De este comercio dan fe los numerosos yacimientos tanto submarinos como de restos de ánforas estudiadas en el «monte Testaccio». El monte Testaccio se originó como un vertedero de envases de alfarería procedentes del comercio que llegaba a Roma. Del tamaño alcanzado por dicho monte, que según los estudios está compuesto en un 80 % de su volumen por ánforas de aceite de la Bética, se puede deducir la magnitud del comercio generado por dicho aceite, y por ende, la importancia que el cultivo del olivar tuvo en Hispania. Fue este sin duda el producto procedente de Hispania que en más abundancia se comercializó y durante un período más prolongado, y de hecho, aún hoy es la base de la agricultura del sur de la península ibérica.
Las ánforas de origen bético se han hallado, además de en el citado monte Testaccio (ya que la mayor parte de la producción de aceite se dirigiría hacia Roma hasta mediados del siglo III d. C.), en lugares tan diversos como Alejandría e incluso Israel. Durante el siglo II d. C. se produjo además un importante comercio de aceite con destino a las guarniciones romanas en Germania.
Dentro del comercio aceitero se destaca por la cantidad de ánforas aparecidas, tanto en el Monte Testaccio como en otros lugares, la localidad sevillana de Lora del Río, donde se ubicaba uno de los mayores exportadores de este producto, hoy estudiado en el yacimiento arqueológico de La Catria, aunque existieron a lo largo de la historia de la Hispania romana multitud de alfares y productores de aceite en toda la Bética así como en la zona de levante.
Respecto al cultivo de la vid, las fuentes clásicas comentan la calidad y cantidad de los caldos hispanos, algunos de ellos muy apreciados en Italia, mientras otros menos selectos eran destinados al consumo del gran público con menor poder adquisitivo. Este cultivo era producido de forma mayoritaria en los «fundus» (latifundios o lo que hoy se llamarían cortijos), que comprendían todos los procesos productivos del vino, en ocasiones incluyendo el trabajo de alfarería necesario para la producción de los envases. Debido al número de dichos «fundus» y a la producción total de los mismos, era posible mantener abastecido el mercado interior y exportar una considerable cantidad de excedente para el consumo de otras zonas del imperio.

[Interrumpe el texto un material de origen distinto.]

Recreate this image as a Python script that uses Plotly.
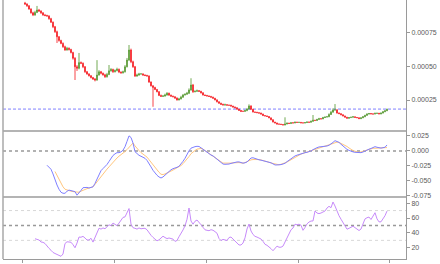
import plotly.graph_objects as go

# ---------------- data ----------------
# closing prices in units of 1e-6
close_e6 = [
    960, 947, 923, 895, 879, 898, 916, 908, 895, 879,
    875, 872, 852, 826, 792, 755, 718, 690, 669, 644,
    620, 633, 624, 601, 559, 496, 485, 527, 522, 496,
    459, 443, 429, 416, 406, 398, 435, 459, 448, 436,
    422, 439, 466, 476, 459, 468, 477, 457, 451, 459,
    496, 546, 620, 533, 496, 427, 435, 443, 443, 435,
    431, 428, 383, 355, 343, 328, 311, 284, 277, 279,
    287, 300, 286, 278, 274, 264, 250, 258, 271, 287,
    293, 300, 324, 361, 311, 315, 319, 314, 303, 287,
    283, 280, 276, 271, 263, 251, 237, 226, 218, 213,
    215, 212, 211, 205, 198, 193, 182, 173, 166, 166,
    172, 183, 206, 181, 161, 159, 156, 153, 146, 135,
    132, 128, 118, 104, 87, 80, 72, 71, 69, 65,
    72, 79, 76, 82, 80, 86, 84, 85, 81, 80,
    83, 87, 85, 92, 100, 98, 106, 112, 110, 120,
    124, 126, 143, 160, 176, 177, 154, 149, 141, 132,
    123, 115, 120, 123, 126, 121, 119, 112, 118, 126,
    136, 146, 150, 147, 146, 151, 152, 147, 153, 163,
    170, 181,
]
first_open_e6 = 968
upper_wick_e6 = [
    8, 6, 5, 6, 8, 12, 30, 8, 6, 5,
    8, 6, 5, 6, 5, 6, 8, 5, 6, 7,
    8, 10, 6, 5, 6, 8, 12, 71, 8, 6,
    5, 6, 5, 6, 5, 6, 110, 12, 6, 5,
    8, 12, 43, 10, 6, 8, 12, 6, 5, 8,
    12, 15, 37, 10, 8, 6, 10, 8, 6, 5,
    5, 6, 4, 5, 4, 5, 4, 5, 6, 8,
    10, 8, 5, 4, 5, 4, 6, 8, 10, 8,
    6, 10, 12, 50, 8, 6, 8, 5, 4, 5,
    4, 5, 4, 5, 4, 3, 4, 3, 4, 5,
    8, 4, 3, 4, 3, 4, 3, 4, 3, 5,
    6, 8, 12, 5, 4, 3, 4, 3, 4, 3,
    3, 4, 3, 2, 3, 2, 3, 4, 3, 2,
    50, 4, 3, 5, 3, 4, 3, 3, 2, 3,
    4, 5, 3, 6, 39, 4, 5, 6, 3, 5,
    4, 6, 8, 10, 12, 43, 6, 4, 3, 3,
    3, 2, 4, 3, 5, 3, 3, 2, 4, 6,
    5, 6, 4, 3, 5, 6, 4, 3, 5, 6,
    5, 6,
]
lower_wick_e6 = [
    6, 8, 5, 6, 8, 6, 5, 6, 8, 6,
    5, 6, 8, 6, 10, 8, 46, 8, 6, 8,
    6, 5, 8, 6, 10, 98, 20, 8, 6, 10,
    8, 6, 5, 6, 8, 10, 6, 5, 8, 6,
    8, 6, 5, 6, 8, 5, 6, 8, 6, 5,
    6, 5, 8, 10, 8, 6, 5, 6, 5, 6,
    4, 5, 6, 5, 143, 5, 4, 5, 4, 3,
    4, 5, 4, 3, 4, 5, 4, 3, 4, 5,
    4, 5, 6, 5, 8, 4, 5, 4, 5, 4,
    3, 4, 3, 4, 3, 4, 5, 3, 4, 3,
    4, 3, 4, 3, 4, 5, 4, 3, 4, 3,
    4, 5, 3, 4, 3, 4, 3, 4, 3, 4,
    3, 2, 3, 4, 3, 2, 3, 2, 3, 2,
    3, 2, 3, 2, 3, 2, 3, 2, 3, 2,
    3, 2, 3, 2, 3, 2, 3, 2, 3, 2,
    3, 2, 3, 4, 3, 4, 5, 3, 4, 3,
    3, 2, 3, 2, 3, 2, 3, 2, 3, 2,
    3, 2, 3, 2, 3, 2, 3, 2, 3, 2,
    3, 2,
]
# MACD line and signal line in units of 1e-3 (aligned to the last candles)
macd_milli = [
    -23.8, -27.2, -30.5, -38.3, -48.3, -56.7, -63.8, -68.8, -70.5, -70.5,
    -67.2, -65.2, -66.0, -67.0, -67.8, -73.7, -70.3, -65.7, -61.2, -60.5,
    -60.7, -61.7, -61.3, -59.7, -54.0, -47.2, -38.7, -32.8, -29.3, -26.0,
    -22.5, -17.5, -12.5, -7.5, -4.8, -2.8, -2.8, -1.5, 1.3, 7.0,
    16.0, 25.2, 22.5, 13.3, -1.2, -4.5, -7.2, -8.8, -10.5, -12.2,
    -15.7, -20.2, -26.5, -32.2, -37.2, -40.5, -43.3, -45.0, -43.3, -40.0,
    -36.7, -33.7, -31.3, -29.5, -28.8, -27.2, -25.5, -21.7, -17.2, -12.2,
    -5.5, 0.3, 4.7, 6.5, 7.2, 7.8, 7.5, 5.3, 2.8, 0.5,
    -2.8, -5.5, -6.8, -8.2, -10.8, -14.2, -17.0, -19.3, -21.8, -22.2,
    -22.2, -21.8, -20.7, -19.7, -19.0, -18.3, -18.2, -19.3, -20.3, -19.7,
    -18.3, -15.0, -11.7, -11.3, -12.7, -14.0, -14.7, -15.3, -16.0, -16.8,
    -17.7, -18.3, -19.7, -21.5, -23.3, -23.3, -23.3, -22.7, -21.7, -20.5,
    -17.8, -15.2, -12.7, -10.5, -8.3, -7.0, -5.7, -4.5, -3.7, -2.8,
    -2.2, -1.5, 0.0, 2.2, 4.5, 5.5, 6.7, 7.2, 7.2, 7.2,
    8.3, 9.5, 11.5, 14.3, 17.2, 16.2, 14.3, 11.2, 8.2, 5.3,
    2.7, 1.0, -0.7, -1.5, -2.2, -2.8, -2.8, -2.8, -1.7, 0.2,
    1.8, 3.0, 4.2, 5.5, 7.2, 6.2, 5.0, 4.8, 5.5, 6.2,
    10.0,
]
signal_milli = [
    -34.2, -41.0, -47.8, -54.3, -59.7, -63.8,
    -65.2, -66.3, -67.0, -67.7, -68.3, -69.0, -68.8, -67.0, -65.3, -64.0,
    -62.8, -61.8, -60.7, -59.7, -55.7, -51.2, -46.8, -42.3, -37.8, -34.0,
    -30.2, -26.5, -22.5, -18.5, -15.0, -11.7, -8.7, -6.5, -4.2, -1.0,
    2.3, 6.0, 10.2, 13.2, 8.5, 3.8, 0.7, -2.7, -5.3, -7.7,
    -10.2, -14.5, -19.0, -23.5, -27.8, -32.2, -35.5, -38.8, -39.3, -38.2,
    -37.0, -35.2, -33.5, -31.8, -30.2, -28.5, -26.3, -24.2, -21.2, -17.8,
    -14.3, -9.3, -4.5, -1.3, 0.8, 3.0, 3.7, 4.3, 3.0, 0.5,
    -0.8, -3.0, -5.8, -8.3, -10.8, -13.3, -15.8, -18.0, -20.2, -20.5,
    -20.5, -20.5, -20.2, -19.8, -19.3, -18.8, -19.3, -19.8, -20.3, -19.3,
    -17.7, -15.8, -14.8, -14.3, -14.2, -13.8, -14.3, -15.0, -15.7, -16.2,
    -17.5, -18.8, -20.0, -21.0, -22.0, -22.8, -23.0, -22.2, -21.3, -20.5,
    -18.5, -16.5, -14.5, -12.3, -10.2, -8.0, -6.3, -5.2, -4.0, -2.8,
    -1.8, -0.8, 0.2, 1.3, 2.5, 3.7, 4.8, 6.0, 7.2, 8.3,
    9.3, 10.3, 11.3, 12.3, 13.7, 14.8, 14.3, 12.8, 11.2, 10.0,
    7.5, 5.0, 2.5, 0.8, -0.5, -1.8, -2.3, -1.5, -0.5, 0.5,
    1.7, 2.8, 4.0, 4.5, 4.5, 4.5, 4.5, 4.5, 4.5, 4.5,
    5.7,
]
rsi_values = [
    32.2, 31.7, 30.5, 27.8, 27.4,
    25.8, 22.0, 19.3, 16.7, 13.8, 12.4, 11.0, 9.7, 8.6, 11.7,
    25.8, 28.1, 27.8, 27.5, 24.2, 20.1, 26.4, 34.5, 34.2, 35.4,
    33.2, 30.5, 30.5, 32.8, 27.7, 34.2, 42.0, 46.3, 45.1, 46.7,
    45.6, 47.8, 50.9, 49.8, 53.2, 51.5, 49.8, 53.2, 56.9, 60.8,
    61.5, 66.2, 72.7, 51.7, 47.0, 46.2, 45.1, 46.7, 45.5, 46.0,
    46.2, 44.2, 40.1, 36.8, 34.0, 31.4, 29.4, 30.7, 32.8, 35.6,
    33.8, 32.4, 33.2, 32.9, 31.7, 28.6, 29.9, 34.9, 38.9, 44.0,
    49.5, 58.3, 73.4, 56.0, 51.7, 55.7, 57.3, 54.6, 51.0, 47.5,
    44.2, 43.5, 43.0, 44.3, 43.6, 41.7, 39.6, 32.5, 29.8, 31.3,
    30.3, 29.8, 33.8, 34.5, 31.8, 29.1, 26.4, 23.8, 23.8, 26.4,
    33.4, 45.2, 51.9, 42.6, 37.9, 35.4, 34.4, 33.2, 31.8, 28.7,
    24.7, 23.4, 21.5, 18.9, 16.1, 19.1, 22.3, 20.8, 20.8, 22.3,
    27.9, 33.4, 39.9, 44.2, 46.6, 51.7, 50.9, 51.7, 50.3, 43.5,
    47.3, 52.1, 54.6, 56.0, 56.0, 69.4, 66.7, 65.9, 66.7, 68.1,
    69.4, 73.4, 75.7, 73.8, 81.5, 76.1, 68.6, 63.1, 58.4, 54.2,
    49.1, 45.0, 46.2, 47.4, 49.0, 47.1, 44.6, 43.2, 45.2, 52.8,
    58.8, 60.4, 61.3, 58.0, 62.0, 67.1, 58.9, 54.8, 54.9, 58.3,
    63.1, 69.3,
]
ref_price = 0.000183
price_ticks = [0.00025, 0.0005, 0.00075]
price_tick_text = ["0.00025", "0.00050", "0.00075"]
macd_ticks = [0.025, 0.0, -0.025, -0.05, -0.075]
macd_tick_text = ["0.025", "0.000", "-0.025", "-0.050", "-0.075"]
rsi_ticks = [20, 40, 60, 80]
rsi_tick_text = ["20", "40", "60", "80"]
rsi_levels = [30, 50, 70]
x_tick_positions = [-1.5, 44.5, 90.5, 136.5, 182]

# ---------------- derived series ----------------
n = len(close_e6)
idx = list(range(n))
close = [v * 1e-6 for v in close_e6]
open_ = [first_open_e6 * 1e-6] + close[:-1]
high = [max(o, c) + w * 1e-6 for o, c, w in zip(open_, close, upper_wick_e6)]
low = [min(o, c) - w * 1e-6 for o, c, w in zip(open_, close, lower_wick_e6)]
macd = [v / 1000 for v in macd_milli]
signal = [v / 1000 for v in signal_milli]
x_macd = idx[n - len(macd):]
x_signal = idx[n - len(signal):]
x_rsi = idx[n - len(rsi_values):]

# ---------------- styling / layout ----------------
W, H = 440, 264
ML, MR, MT, MB = 3, 34, 0, 5
PH = H - MT - MB
sep1_px, sep2_px = 131, 197
y_sep1 = (PH - sep1_px) / PH
y_sep2 = (PH - sep2_px) / PH

RED = "#f5141a"
GREEN = "#4f9428"
AXC = "#9a9a9a"
TICKFONT = dict(family="Liberation Sans, Arial, sans-serif", size=7, color="#5a5a5a")
XRANGE = [-11, 190.5]

fig = go.Figure()
fig.add_trace(go.Candlestick(
    x=idx, open=open_, high=high, low=low, close=close,
    xaxis="x", yaxis="y",
    increasing=dict(line=dict(color=GREEN, width=0.8), fillcolor=GREEN),
    decreasing=dict(line=dict(color=RED, width=0.8), fillcolor=RED),
    whiskerwidth=0, showlegend=False, hoverinfo="skip",
))
fig.add_trace(go.Scatter(x=x_signal, y=signal, mode="lines", xaxis="x2", yaxis="y2",
                         line=dict(color="#ffc67e", width=1), showlegend=False, hoverinfo="skip"))
fig.add_trace(go.Scatter(x=x_macd, y=macd, mode="lines", xaxis="x2", yaxis="y2",
                         line=dict(color="#7f7fff", width=1), showlegend=False, hoverinfo="skip"))
fig.add_trace(go.Scatter(x=x_rsi, y=rsi_values, mode="lines", xaxis="x3", yaxis="y3",
                         line=dict(color="#c78bfa", width=1), showlegend=False, hoverinfo="skip"))

shapes = [
    dict(type="line", xref="paper", yref="y", x0=0, x1=1, y0=ref_price, y1=ref_price,
         line=dict(color="#8080ff", width=1, dash="3px,2px"), layer="below"),
    dict(type="line", xref="paper", yref="y2", x0=0, x1=1, y0=0, y1=0,
         line=dict(color="#999999", width=1.5, dash="dot"), layer="below"),
]
for lv in rsi_levels:
    shapes.append(dict(type="line", xref="paper", yref="y3", x0=0, x1=1, y0=lv, y1=lv,
                       line=dict(color="#999999" if lv == 50 else "#d8d8d8",
                                 width=1.5 if lv == 50 else 1, dash="dot"), layer="below"))
for ys in (y_sep1, y_sep2):
    shapes.append(dict(type="line", xref="paper", yref="paper", x0=0, x1=1, y0=ys, y1=ys,
                       line=dict(color="#b4b4b4", width=2)))
shapes.append(dict(type="line", xref="paper", yref="paper", x0=0, x1=0, y0=0, y1=1,
                   line=dict(color="#a8a8a8", width=1.5)))


def xax(anchor, bottom=False):
    d = dict(domain=[0, 1], anchor=anchor, range=XRANGE, showgrid=False, zeroline=False,
             showticklabels=False, fixedrange=True)
    if bottom:
        d.update(showline=True, linecolor=AXC, linewidth=1, ticks="outside", ticklen=3,
                 tickcolor=AXC, tickvals=x_tick_positions)
    else:
        d.update(showline=False, ticks="")
    return d


def yax(anchor, domain, rng, tv, tt):
    return dict(domain=domain, anchor=anchor, side="right", range=rng, tickvals=tv, ticktext=tt,
                showline=True, linecolor=AXC, linewidth=1, ticks="outside", ticklen=3,
                tickcolor=AXC, tickfont=TICKFONT, showgrid=False, zeroline=False, fixedrange=True)


fig.update_layout(
    width=W, height=H, margin=dict(l=ML, r=MR, t=MT, b=MB),
    paper_bgcolor="white", plot_bgcolor="white", showlegend=False,
    boxgap=0.5,
    xaxis=dict(xax("y"), rangeslider=dict(visible=False)),
    xaxis2=xax("y2"),
    xaxis3=xax("y3", bottom=True),
    yaxis=yax("x", [y_sep1, 1], [0.0000207, 0.00099], price_ticks, price_tick_text),
    yaxis2=yax("x2", [y_sep2, y_sep1], [-0.0767, 0.0333], macd_ticks, macd_tick_text),
    yaxis3=yax("x3", [0, y_sep2], [5.0, 88.2], rsi_ticks, rsi_tick_text),
    shapes=shapes,
)

fig.write_html("out.html")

Dentro de las crónicas y tratados sobre la agricultura en Hispania hay que destacar la obra del gaditano Lucio Junio Moderato Columela, que en sus doce libros expone las características de la agricultura de su tiempo (siglo I d. C.), criticando aquellos defectos que a su entender malograban dicho sector, como el abandono del campo y el acaparamiento de tierras por parte de los grandes terratenientes. En dichos libros trata con extensión el cultivo del olivar y la vid.
Gracias a las investigaciones arqueológicas sobre la producción de ánforas en el sur peninsular se puede deducir que el comercio de la salazón se daba ya antes del dominio cartaginés, existiendo evidencias de producción y comercialización de pescados en salazón en fechas tan tempranas como el siglo V a. C. Los cartagineses extendieron este comercio por todo el mediterráneo occidental, tanto hispánico como norteafricano.
Durante todo el periodo romano, Hispania se destacó por la continuidad del floreciente comercio de salazones procedentes de la Bética, la Tarraconense y la Cartaginense que extendía su mercado por todo el occidente europeo. Esta actividad productiva se ve reflejada en los restos de factorías cuyo producto manufacturado era, además del pescado en salazón o salsamenta, la salsa «garum», cuya fama se extendía por todo el imperio. La salsa garum se producía mediante un proceso de maceración de las vísceras del pescado. Al igual que sucedía con los productos vitivinícolas o el comercio del aceite, la producción de garum generaba una importante industria auxiliar del envasado en ánforas de la que también se conservan abundantes restos, y gracias a las cuales se puede hoy determinar el alcance de este comercio.